BC's Select Standing Committee on Health released a report last week calling for the province to fund evidence-based addiction recovery programs and expand harm reduction services.
The recommendations were part of the report, Looking Forward: Improving Rural Health Care, Primary Care, and Addictions Recovery Programs, which follows consultations that the BC Humanist Association took part in last June.
Specifically, the BC Humanist Association called on the province to end its tacit endorsement of religious based addictions recovery programs, like Alcoholics Anonymous (AA).
Ian Bushfield, Executive Director, BC Humanist Association:
These recommendations are a strong call to put evidence and harm reduction at the forefront of tackling substance use issues in BC. Included within this report was a recognition of the limited efficacy of abstinence-only based approaches and the need for the government to take a leadership role in supporting alternative programs.
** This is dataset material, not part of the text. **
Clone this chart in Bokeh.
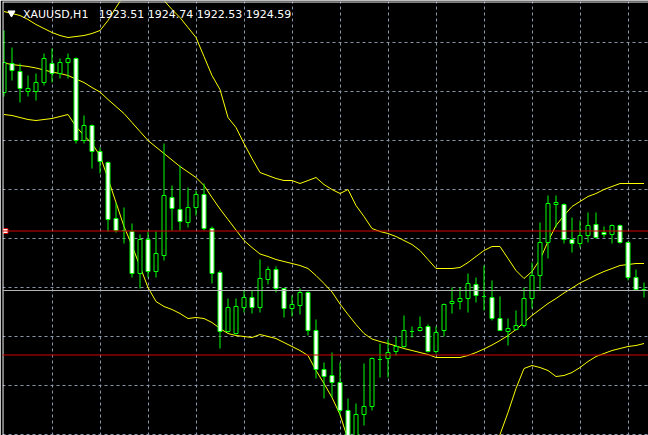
import numpy as np
from bokeh.plotting import figure
from bokeh.models import ColumnDataSource, Range1d, Grid, FixedTicker, Span, Label
from bokeh.embed import file_html
from bokeh.resources import INLINE

symbol = "XAUUSD,H1"
last_ohlc = ["1923.51", "1924.74", "1922.53", "1924.59"]

opens = [1944.39, 1947.29, 1946.49, 1944.49, 1944.49, 1945.39, 1947.29, 1946.29, 1947.39, 1947.79,
         1939.59, 1941.09, 1938.49, 1937.39, 1931.79, 1930.59, 1930.49, 1926.29, 1929.69, 1926.49,
         1928.09, 1933.89, 1932.69, 1931.39, 1932.89, 1934.19, 1930.79, 1926.39, 1920.49, 1920.29,
         1922.89, 1923.89, 1922.89, 1925.69, 1926.69, 1924.79, 1922.79, 1923.09, 1924.39, 1920.59,
         1916.69, 1916.09, 1915.39, 1912.59, 1909.89, 1912.19, 1912.99, 1917.69, 1917.79, 1918.49,
         1918.99, 1920.49, 1920.59, 1920.99, 1918.49, 1920.59, 1923.29, 1923.49, 1923.79, 1925.19,
         1923.99, 1923.89, 1921.79, 1920.49, 1920.69, 1921.09, 1923.79, 1926.09, 1929.39, 1933.19,
         1933.19, 1929.69, 1929.29, 1930.09, 1931.19, 1930.39, 1930.19, 1931.09, 1929.39, 1925.89,
         1924.69]
highs = [1950.59, 1948.89, 1947.29, 1946.09, 1946.29, 1948.29, 1948.79, 1947.79, 1948.29, 1947.89,
         1942.09, 1941.19, 1938.89, 1937.49, 1933.39, 1932.89, 1931.29, 1930.19, 1930.49, 1930.49,
         1939.29, 1935.09, 1937.09, 1934.89, 1934.59, 1935.29, 1930.99, 1926.59, 1923.79, 1923.79,
         1924.59, 1924.59, 1927.69, 1926.99, 1926.99, 1924.79, 1924.09, 1924.79, 1924.49, 1921.69,
         1917.39, 1918.39, 1917.39, 1913.79, 1913.29, 1917.29, 1917.89, 1919.29, 1919.69, 1919.99,
         1922.09, 1920.99, 1921.99, 1921.19, 1920.99, 1923.29, 1924.89, 1924.89, 1926.29, 1925.89,
         1927.09, 1925.59, 1923.99, 1921.79, 1922.59, 1924.89, 1927.39, 1931.39, 1934.09, 1934.09,
         1933.29, 1931.89, 1931.59, 1932.39, 1932.39, 1930.99, 1931.19, 1931.19, 1929.49, 1926.69,
         1925.39]
lows = [1943.99, 1945.59, 1943.39, 1943.99, 1943.59, 1945.09, 1945.39, 1945.79, 1945.79, 1939.29,
        1939.29, 1936.79, 1936.29, 1930.49, 1930.39, 1929.29, 1925.89, 1924.79, 1925.89, 1925.89,
        1927.59, 1930.59, 1930.59, 1930.89, 1932.09, 1930.59, 1925.29, 1918.79, 1920.39, 1920.19,
        1922.39, 1922.29, 1922.39, 1925.19, 1924.39, 1921.89, 1921.99, 1922.19, 1920.09, 1915.79,
        1913.79, 1913.89, 1912.09, 1909.59, 1909.59, 1911.09, 1912.59, 1915.89, 1915.89, 1918.09,
        1918.89, 1919.89, 1920.49, 1918.39, 1918.29, 1919.99, 1922.29, 1922.69, 1922.39, 1923.39,
        1922.59, 1921.59, 1920.59, 1919.09, 1920.59, 1920.89, 1922.79, 1924.59, 1927.79, 1930.89,
        1929.29, 1928.39, 1928.89, 1929.39, 1929.79, 1929.89, 1929.29, 1929.29, 1925.59, 1924.59,
        1923.89]
closes = [1947.39, 1946.59, 1944.79, 1944.79, 1945.39, 1947.79, 1946.29, 1947.39, 1947.79, 1939.59,
          1941.09, 1938.49, 1937.49, 1931.69, 1930.59, 1930.59, 1926.29, 1929.69, 1926.49, 1928.29,
          1934.09, 1932.79, 1931.49, 1932.89, 1934.19, 1930.79, 1926.29, 1920.49, 1922.89, 1922.99,
          1923.89, 1922.89, 1925.79, 1926.69, 1924.79, 1922.79, 1923.19, 1924.39, 1920.59, 1916.69,
          1915.99, 1915.39, 1912.59, 1909.99, 1912.19, 1912.99, 1917.79, 1917.69, 1918.39, 1918.99,
          1920.59, 1920.49, 1920.89, 1918.49, 1920.39, 1923.19, 1923.49, 1923.79, 1925.29, 1924.09,
          1923.99, 1921.79, 1920.59, 1920.79, 1921.09, 1923.79, 1926.09, 1929.39, 1933.29, 1933.39,
          1929.69, 1929.29, 1930.09, 1931.09, 1929.89, 1930.19, 1931.09, 1929.39, 1925.89, 1924.69,
          1924.59]

bb_upper = [1952.49, 1952.29, 1952.09, 1951.69, 1951.19, 1950.79, 1950.39, 1950.09, 1949.89, 1949.99,
            1950.09, 1950.29, 1950.59, 1951.59, 1952.89, 1954.09, 1954.79, 1955.09, 1954.89, 1954.29,
            1953.59, 1952.69, 1951.89, 1950.89, 1949.89, 1947.99, 1946.09, 1944.69, 1941.89, 1940.89,
            1939.29, 1937.79, 1936.39, 1936.09, 1935.79, 1935.59, 1935.59, 1935.29, 1935.59, 1935.89,
            1935.19, 1934.69, 1934.29, 1934.69, 1933.09, 1931.99, 1930.79, 1930.49, 1930.29, 1929.99,
            1929.59, 1929.19, 1928.59, 1927.69, 1926.79, 1926.79, 1926.79, 1926.89, 1927.39, 1927.99,
            1928.59, 1928.99, 1928.99, 1927.79, 1926.59, 1925.79, 1926.49, 1927.69, 1929.49, 1931.09,
            1932.09, 1932.99, 1933.49, 1933.99, 1934.29, 1934.69, 1934.99, 1935.29, 1935.29, 1935.29,
            1935.29]
bb_middle = [1947.34, 1947.19, 1947.09, 1946.99, 1946.84, 1946.64, 1946.44, 1946.29, 1946.09, 1945.74,
             1945.39, 1944.89, 1944.44, 1943.69, 1942.99, 1942.29, 1941.39, 1940.49, 1939.59, 1938.94,
             1938.29, 1937.64, 1936.99, 1936.44, 1935.89, 1935.09, 1933.89, 1932.74, 1931.69, 1930.64,
             1929.59, 1928.89, 1928.24, 1927.99, 1927.69, 1927.49, 1927.29, 1927.09, 1926.79, 1926.09,
             1925.29, 1924.44, 1923.24, 1922.19, 1921.19, 1920.29, 1919.74, 1919.49, 1919.29, 1919.04,
             1918.79, 1918.59, 1918.39, 1918.19, 1917.89, 1917.89, 1917.89, 1917.89, 1918.09, 1918.39,
             1918.74, 1919.14, 1919.59, 1920.09, 1920.69, 1921.39, 1922.09, 1922.69, 1923.29, 1923.79,
             1924.34, 1924.84, 1925.34, 1925.74, 1926.14, 1926.49, 1926.79, 1927.09, 1927.19, 1927.29,
             1927.29]
bb_lower = [1942.19, 1942.09, 1941.89, 1941.69, 1941.59, 1941.69, 1941.79, 1941.99, 1942.19, 1940.99,
            1940.09, 1939.29, 1938.09, 1935.79, 1933.39, 1930.99, 1929.09, 1926.99, 1924.89, 1923.49,
            1922.99, 1922.69, 1922.29, 1921.79, 1921.89, 1921.79, 1921.39, 1920.79, 1920.29, 1920.09,
            1919.99, 1919.89, 1920.19, 1919.99, 1919.79, 1919.39, 1918.99, 1918.59, 1918.09, 1916.59,
            1915.29, 1913.89, 1912.19, 1909.69, 1909.29, 1908.59, 1908.69, 1908.49, 1908.29, 1908.09,
            1907.99, 1907.99, 1908.19, 1908.69, 1908.99, 1908.99, 1908.99, 1908.89, 1908.79, 1908.79,
            1908.89, 1909.29, 1910.19, 1912.39, 1914.79, 1916.79, 1917.09, 1916.89, 1916.59, 1915.99,
            1916.09, 1916.39, 1916.89, 1917.49, 1917.99, 1918.29, 1918.59, 1918.79, 1918.99, 1919.09,
            1919.29]

red_levels = [1930.54, 1918.14]
bid_price = 1924.59
grid_prices = [1949.36, 1944.47, 1939.58, 1934.69, 1929.80, 1924.91, 1920.02, 1915.13, 1910.24]
grid_bars = [6, 12, 18, 24, 30, 36, 42, 48, 54, 60, 66, 72, 78]

W, H = 648, 435
PX_PER_BAR = 8.0
PX_PER_USD = 10.0
x0 = -1.5 / PX_PER_BAR
x1 = x0 + (W - 2) / PX_PER_BAR
y_top = 1953.49
y_bot = y_top - (H - 1) / PX_PER_USD

p = figure(width=W, height=H, output_backend="svg", toolbar_location=None,
           x_axis_location=None, y_axis_location=None,
           x_range=Range1d(x0, x1), y_range=Range1d(y_bot, y_top),
           min_border_left=2, min_border_top=1, min_border_right=0, min_border_bottom=0,
           background_fill_color="black", border_fill_color="black",
           outline_line_color=None)
p.grid.visible = False

gx = Grid(dimension=0, ticker=FixedTicker(ticks=grid_bars), grid_line_color="#8a96aa",
          grid_line_dash="3 3", grid_line_width=1)
gy = Grid(dimension=1, ticker=FixedTicker(ticks=grid_prices), grid_line_color="#8a96aa",
          grid_line_dash="3 3", grid_line_width=1)
p.add_layout(gx)
p.add_layout(gy)

# chart window border (left and top edges only are in view)
p.add_layout(Span(location=x0 + 0.5 / PX_PER_BAR, dimension="height", line_color="white", line_width=1))
p.add_layout(Span(location=y_top - 0.5 / PX_PER_USD, dimension="width", line_color="white", line_width=1))

for lvl in red_levels:
    p.add_layout(Span(location=lvl, dimension="width", line_color="#d40000", line_width=1))
p.add_layout(Span(location=bid_price, dimension="width", line_color="#b4b4b4", line_width=1))

bars = list(range(len(opens)))
bsrc = ColumnDataSource(dict(x=bars, u=bb_upper, m=bb_middle, l=bb_lower))
for col in ("u", "m", "l"):
    p.line(x="x", y=col, source=bsrc, line_color="#ffff00", line_width=1)

o = np.array(opens)
c = np.array(closes)
bull = c >= o
src = ColumnDataSource(dict(x=bars, high=highs, low=lows,
                            top=np.maximum(o, c), bottom=np.minimum(o, c),
                            fill=np.where(bull, "#000000", "#ffffff").tolist()))
p.segment(x0="x", y0="high", x1="x", y1="low", source=src, line_color="#00ff00", line_width=1)
p.vbar(x="x", width=0.5, top="top", bottom="bottom", fill_color="fill",
       line_color="#00ff00", line_width=1, source=src)

# selection anchor of the upper horizontal line
p.scatter(x=[x0 + 3.0 / PX_PER_BAR], y=[red_levels[0]], marker="square", size=5,
          fill_color="white", line_color="#d40000", line_width=1)

# chart header
p.scatter(x=[x0 + 9.0 / PX_PER_BAR], y=[y_top - 1.15], marker="inverted_triangle", size=7,
          fill_color="white", line_color="white")
title_text = symbol + "\u00a0\u00a0 " + " ".join(last_ohlc)
p.add_layout(Label(x=x0 + 20.5 / PX_PER_BAR, y=y_top - 1.25, text=title_text,
                   text_color="white", text_font="DejaVu Sans", text_font_size="11px",
                   text_baseline="middle", text_align="left"))

open("out.html", "w").write(file_html(p, INLINE))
In one paragraph, the report states that, "The Committee heard about a wide range of addiction recovery programs, both secular and non-secular in nature."
This unfortunate phrasing creates a false equivalency between inclusive, evidence-based recovery programs and rigid, dogmatic faith-based programs. It's part of our broader disappointment that the Committee didn't adopt our recommendation that the government guarantee people with substance use issues secular options.
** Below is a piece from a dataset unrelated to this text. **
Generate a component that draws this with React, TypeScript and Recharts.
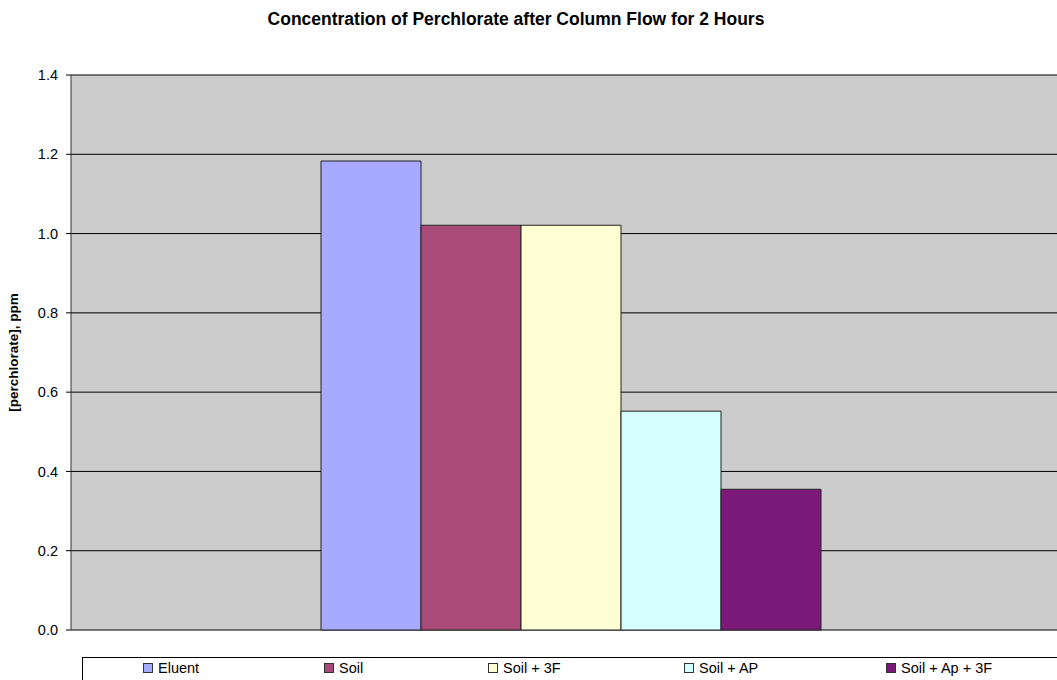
import { Bar, BarChart, CartesianGrid, XAxis, YAxis } from "recharts";

const categories = ["2 Hours"];
const seriesNames = ["Eluent", "Soil", "Soil + 3F", "Soil + AP", "Soil + Ap + 3F"];
const seriesValues = [1.183, 1.021, 1.021, 0.552, 0.355];
const yTicks = [0, 0.2, 0.4, 0.6, 0.8, 1.0, 1.2, 1.4];

const title = "Concentration of Perchlorate after Column Flow for 2 Hours";
const yLabel = "[perchlorate], ppm";

const colors = ["#a8aaff", "#aa4a78", "#ffffd6", "#d6ffff", "#7b1978"];
const legendLeft = [143, 324, 488, 684, 886];

const font = "'Liberation Sans', Arial, sans-serif";

const data = categories.map((c) => {
  const row: Record<string, string | number> = { category: c };
  seriesNames.forEach((n, i) => {
    row[n] = seriesValues[i];
  });
  return row;
});

function YLabel(props: any) {
  const vb = props.viewBox || {};
  const cy = (vb.y ?? 75) + (vb.height ?? 555) / 2;
  return (
    <text
      transform={`translate(18, ${cy}) rotate(-90)`}
      textAnchor="middle"
      fontFamily={font}
      fontSize={13.5}
      fontWeight="bold"
      fill="#000"
    >
      {yLabel}
    </text>
  );
}

export default function App() {
  return (
    <div
      style={{
        position: "fixed",
        left: 0,
        top: 0,
        width: 1057,
        height: 680,
        overflow: "hidden",
        background: "#fff",
        fontFamily: font,
      }}
    >
      <div
        style={{
          position: "absolute",
          left: 516 - 350,
          width: 700,
          top: 9,
          textAlign: "center",
          fontSize: 17.5,
          fontWeight: "bold",
          color: "#000",
        }}
      >
        {title}
      </div>

      <div style={{ position: "absolute", left: 0, top: 0 }}>
        <BarChart
          width={1080}
          height={680}
          data={data}
          margin={{ top: 75, right: 9, bottom: 50, left: 0 }}
          barCategoryGap="25%"
          barGap={0}
        >
          <CartesianGrid vertical={false} stroke="#000" fill="#cccccc" />
          <XAxis dataKey="category" tick={false} height={0} axisLine={{ stroke: "#000" }} tickLine={false} />
          <YAxis
            width={71}
            domain={[0, 1.4]}
            ticks={yTicks}
            interval={0}
            tickFormatter={(v: number) => v.toFixed(1)}
            tick={{ fontSize: 14.5, fill: "#000", fontFamily: font }}
            tickSize={5}
            tickMargin={8}
            tickLine={{ stroke: "#000" }}
            axisLine={{ stroke: "#333" }}
            label={{ content: YLabel }}
          />
          {seriesNames.map((n, i) => (
            <Bar key={n} dataKey={n} fill={colors[i]} stroke="#222" strokeWidth={1} isAnimationActive={false} />
          ))}
        </BarChart>
      </div>

      <div
        style={{
          position: "absolute",
          left: 82,
          top: 657,
          width: 1000,
          height: 40,
          border: "1px solid #000",
          background: "#fff",
        }}
      />
      {seriesNames.map((n, i) => (
        <div
          key={n}
          style={{
            position: "absolute",
            left: legendLeft[i],
            top: 660,
            display: "flex",
            alignItems: "center",
            fontSize: 14.5,
            color: "#000",
            whiteSpace: "nowrap",
          }}
        >
          <span
            style={{
              display: "inline-block",
              width: 8,
              height: 8,
              background: colors[i],
              border: "1px solid #333",
              marginRight: 5,
            }}
          />
          {n}
        </div>
      ))}
    </div>
  );
}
This omission leaves vulnerable people open to religious coercion. Over the past year we've heard a growing number of stories from such people. The government has a responsibility to protect its citizens and ensure they receive treatment without judgment.
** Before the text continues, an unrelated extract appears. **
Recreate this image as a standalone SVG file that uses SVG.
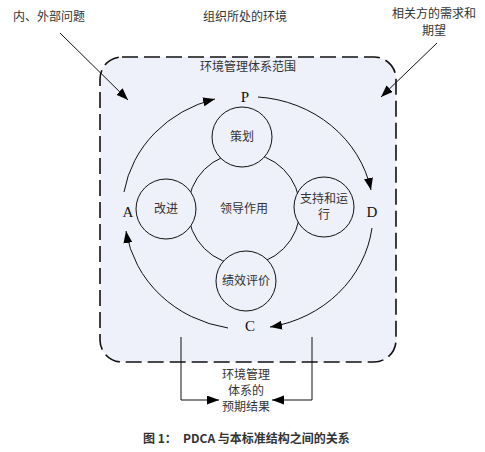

The BC Humanist Association is following a Human Rights Complaint against Vancouver Coastal Health Authority and the BC Nurses' Union by a former nurse who lost his job after refusing to participate in a religious-based treatment program. A separate complaint was filed last year against the Interior Health Authority for requiring an employee to attend AA programming. And the Toronto AA Intergroup settled a complaint last month after it de-listed two agnostic groups.